The Army, which has 507,000 active-duty soldiers, wants Congress to permanently fund an "end strength," or manpower, of at least 512,000 soldiers, the Army officials said. The Army wants the additional soldiers to be paid for not through wartime supplemental spending bills but in the defense budget, which now covers only 482,000 soldiers.

The Marines, with 180,000 active-duty Marines, seeks to grow by several thousand, including the likely addition of three new infantry battalions. "We need to be bigger. The question is how big do we need to be and how do we get there," a senior Marine Corps official said.

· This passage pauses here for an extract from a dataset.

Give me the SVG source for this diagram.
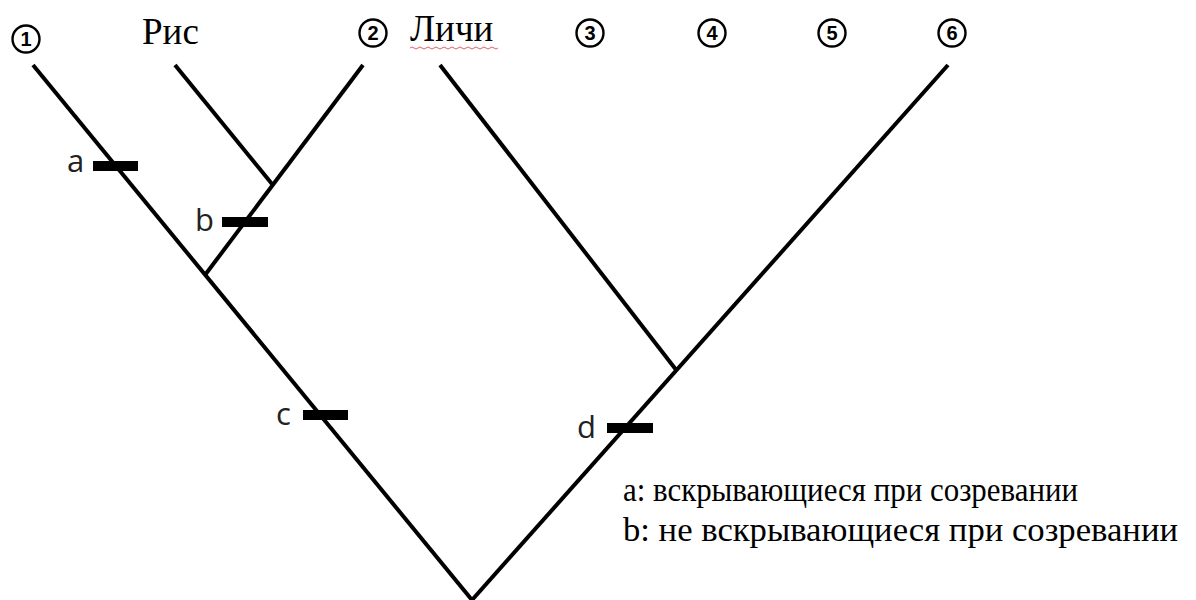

At least two-thirds of Army units in the United States today are rated as not ready to deploy, as well as lacking in manpower, training and -- most critically -- equipment, according to senior U.S. officials and the Iraq Study Group report. The two ground services estimate that they will need $18 billion a year to repair, replace and upgrade destroyed and worn-out equipment.

If another crisis were to erupt requiring a large number of U.S. ground troops, the Army's plan would be to freeze its forces in Iraq and Afghanistan, and divert to the new conflict the U.S.-based combat brigade that is first in line to deploy.

Beyond that, however, the Army would have to cobble together war-depleted units to form complete ones to dispatch to the new conflict -- at the risk of lost time, unit cohesion and preparedness, senior Army officials said. Moreover, the number of Army and Marine combat units available for an emergency would be limited to about half that of four years ago, experts said, unless the difficult decision to pull forces out of Iraq were made.

Unable to count on a significant troop withdrawal from Iraq, the Army seeks to ease the manpower strain by accelerating plans to have 70 active-duty and National Guard combat brigades available for rotations by 2011. Next year, for example, the Army intends to bring two brigades on a training mission back into rotation. It is investing $36 billion in Guard equipment in anticipation of heavier use of the Guard.